The Physical Toll on the Stunt Team Was Severe
The stunt performers and drivers emerged from Fury Road changed. Many described chronic injuries aggravated by weeks of vibration, impact loads, and harness strain. Heat exhaustion, bruising, and joint damage were considered part of the job, not anomalies.
Yet the team also earned an almost mythic reputation within the industry. Fury Road proved that highly coordinated, mechanically grounded stunts could still be executed safely without digital shortcuts. The stunt crew became a benchmark, not just for bravery, but for discipline and technical literacy.
A New Standard for Practical Automotive Action
The film reset expectations for what “practical” really means. Fury Road demonstrated that real vehicles, operating at speed with actual mass and inertia, create visual language CGI still struggles to replicate. Suspension compression, tire deformation, and weight transfer read subconsciously to the audience.
Studios took notice, even if few were willing to commit at the same scale. Subsequent films borrowed the aesthetic but rarely the methodology. Fury Road remains an outlier because it demanded automotive engineering solutions, not just visual effects budgets.
The Legacy Lives in Engineering, Not Nostalgia
Fury Road’s real legacy isn’t just cultural, it’s technical. It validated the role of engineers and fabricators as creative partners, not support staff. Vehicle dynamics dictated storytelling, and mechanical limits shaped character behavior on screen.

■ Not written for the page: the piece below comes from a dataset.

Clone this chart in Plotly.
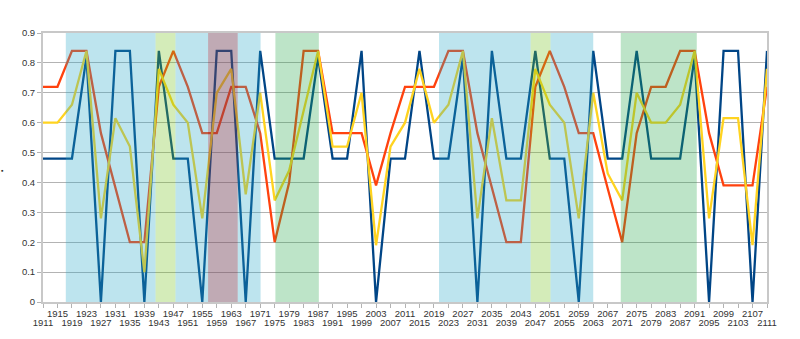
import plotly.graph_objects as go

years = list(range(1911, 2112, 4))

blue = [0.48, 0.48, 0.48, 0.82, 0.0, 0.84, 0.84, 0.0, 0.84, 0.48,
        0.48, 0.0, 0.84, 0.84, 0.0, 0.84, 0.48, 0.48, 0.48, 0.82,
        0.48, 0.48, 0.84, 0.0, 0.48, 0.48, 0.84, 0.48, 0.48, 0.82,
        0.0, 0.84, 0.48, 0.48, 0.84, 0.48, 0.48, 0.0, 0.84, 0.48,
        0.48, 0.84, 0.48, 0.48, 0.48, 0.82, 0.0, 0.84, 0.84, 0.0, 0.84]

red = [0.72, 0.72, 0.84, 0.84, 0.565, 0.38, 0.2, 0.2, 0.72, 0.84,
       0.72, 0.565, 0.565, 0.72, 0.72, 0.565, 0.2, 0.4, 0.84, 0.84,
       0.565, 0.565, 0.565, 0.39, 0.565, 0.72, 0.72, 0.72, 0.84, 0.84,
       0.565, 0.38, 0.2, 0.2, 0.72, 0.84, 0.72, 0.565, 0.565, 0.38,
       0.2, 0.565, 0.72, 0.72, 0.84, 0.84, 0.565, 0.39, 0.39, 0.39, 0.72]

yellow = [0.6, 0.6, 0.66, 0.84, 0.28, 0.615, 0.52, 0.1, 0.78, 0.66,
          0.6, 0.28, 0.7, 0.78, 0.36, 0.7, 0.34, 0.44, 0.64, 0.84,
          0.52, 0.52, 0.7, 0.19, 0.52, 0.6, 0.78, 0.6, 0.66, 0.84,
          0.28, 0.615, 0.34, 0.34, 0.78, 0.66, 0.6, 0.28, 0.7, 0.43,
          0.34, 0.7, 0.6, 0.6, 0.66, 0.84, 0.28, 0.615, 0.615, 0.19, 0.78]

# shaded periods (start, end, kind)
band_start = [1917.3, 1942.1, 1947.6, 1956.6, 1964.8, 1975.2, 2020.4, 2045.7, 2051.2, 2070.6]
band_end   = [1942.1, 1947.6, 1956.6, 1964.8, 1971.1, 1987.2, 2045.7, 2051.2, 2063.0, 2091.6]
band_kind  = ["blue", "lime", "blue", "mauve", "blue", "green", "blue", "lime", "blue", "green"]

band_colors = {
    "blue": "rgba(38,165,198,0.30)",
    "lime": "rgba(112,192,22,0.30)",
    "mauve": "rgba(115,67,89,0.45)",
    "green": "rgba(38,165,72,0.30)",
}

y_ticks = [0, 0.1, 0.2, 0.3, 0.4, 0.5, 0.6, 0.7, 0.8, 0.9]
y_labels = ["0", "0.1", "0.2", "0.3", "0.4", "0.5", "0.6", "0.7", "0.8", "0.9"]

top_labels = [str(y) if i % 2 == 1 else "" for i, y in enumerate(years)]
bottom_vals = [y for i, y in enumerate(years) if i % 2 == 0]
bottom_labels = [str(y) for y in bottom_vals]

fig = go.Figure()
for vals, col in [(blue, "#004586"), (red, "#ff420e"), (yellow, "#ffd320")]:
    fig.add_trace(go.Scatter(x=years, y=vals, mode="lines",
                             line=dict(color=col, width=2.3),
                             showlegend=False, hoverinfo="skip"))
# invisible helper on second x axis so its labels render
fig.add_trace(go.Scatter(x=[years[0], years[-1]], y=[None, None], xaxis="x2",
                         mode="lines", showlegend=False, hoverinfo="skip"))

for s, e, k in zip(band_start, band_end, band_kind):
    fig.add_shape(type="rect", xref="x", yref="paper", x0=s, x1=e, y0=0, y1=1,
                  fillcolor=band_colors[k], line=dict(width=0), layer="above")

font = dict(family="Liberation Sans, Arial, sans-serif", size=9.5, color="#333333")

fig.update_layout(
    width=800, height=339,
    margin=dict(l=43, r=33, t=33, b=37, autoexpand=False),
    paper_bgcolor="white", plot_bgcolor="white",
    font=font,
    xaxis=dict(range=[1911, 2111], tickvals=years, ticktext=top_labels,
               tickangle=0, ticks="outside", ticklen=4, tickcolor="#b3b3b3",
               automargin=False, ticklabelstandoff=-2,
               showgrid=False, zeroline=False, showline=True, linecolor="#c8c8c8",
               linewidth=2, mirror=True, tickfont=font),
    xaxis2=dict(range=[1911, 2111], overlaying="x", side="bottom", anchor="y",
                tickvals=bottom_vals, ticktext=bottom_labels, tickangle=0,
                ticks="", showgrid=False, zeroline=False, showline=False,
                automargin=False,
                ticklabelstandoff=13, tickfont=font),
    yaxis=dict(range=[0, 0.9], tickvals=y_ticks, ticktext=y_labels, ticks="outside",
               ticklen=4, tickcolor="#b3b3b3", showgrid=True, gridcolor="#b3b3b3",
               gridwidth=1, zeroline=False, showline=True, linecolor="#c8c8c8",
               automargin=False,
               linewidth=2, mirror=True, tickfont=font),
    annotations=[dict(text="▪", xref="paper", yref="paper", x=0, y=0.49,
                      xanchor="left", xshift=-44, showarrow=False,
                      font=dict(size=7, color="#333333"))],
)

fig.write_html("out.html")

For gearheads, this film stands as proof that authenticity isn’t accidental. It’s built, tested, broken, and rebuilt under brutal conditions. Fury Road didn’t fake its chaos. It engineered it, and that commitment is why the film still feels raw, violent, and mechanically alive more than a decade later.
In the end, Mad Max: Fury Road isn’t just one of the greatest action films ever made. It’s a rolling case study in what happens when real machines, real drivers, and real risk are allowed to define the spectacle.